GREAT WEEK

GREAT WEEK

(Holy & Great Monday, April 14)

Behold the Bridegroom comes at midnight, and blessed is the servant whom He shall find watching, and again unworthy is the servant whom He shall find heedless. Beware, therefore, O my soul, do not be weighed down with sleep, lest you be given up to death and lest you be shut out of the Kingdom. But rouse yourself crying: Holy, Holy, Holy, are You, O our God! Through the Theotokos have mercy on us!” (Great Monday-Wednesday Troparion/Apolytikion)

The leitmotif of the first three days of this Holy & Great Week is watchfulness. That is, we are called to be like the five “wise virgins,” being prepared to meet the Bridegroom when He comes at “midnight,” which symbolizes our transition/passover or our “Pascha,” after we fall asleep for the final time in this life.

Note that in the Parable of the 10 Virgins, they “all” fell asleep when the Bridegroom was delayed. So, the meaning of the above-quoted hymn is not that we should never sleep, but that we should not become “asleep” or dead to the job(s) given us by the Bridegroom, which are our vocations. While we do have different vocations, made up of various responsibilities, as Christians we share the vocation of keeping our “lamp” lit, with enough oil in it to keep it burning, whatever we happen to do and whether we’re physically asleep or awake. The “lamp” signifies our perspective on things, our “eye,” or the way we see things, (as in “The lamp of the body is the eye…” Mt 6:22). And the “oil” signifies the grace of the Holy Spirit, Who abundantly pours His energies into us, when we are open and awake to Him.

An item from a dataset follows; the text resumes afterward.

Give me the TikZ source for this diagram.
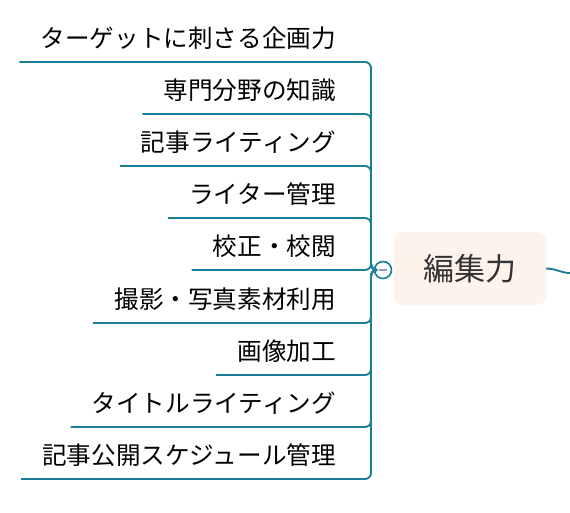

So, as we near the final days before Pascha, we’re given to understand that Christ’s Pascha/Passover is “our” Pascha/Passover. More precisely, Christ is our Pascha or Passover, as St. Paul says: “For indeed Christ, our Passover, was sacrificed for us.” (1 Cor 5:7) In communion with Him, and as we accompany Him this week on His way of the cross, death, burial and resurrection, we are being enlightened about our own cross, death, burial and resurrection. This is not an easy thing, for many of us, to allow God to enlighten our perspective on death. The reality of death in our midst, whether we’re increasingly aware of our own mortality, or we’ve been crushed by the death of loved ones, is a difficult thing to process on our own. Only God can help us with that. His Son, Who tramples death by death, by the grace of His Spirit, can help us with that. But we celebrate Pascha every year, (and every Sunday, in a “smaller” way), because it’s a life-long process, this enlightenment of our perspective on death. As we accompany You on Your Way this week, Lord, help us and save us, and enlighten us by Your grace.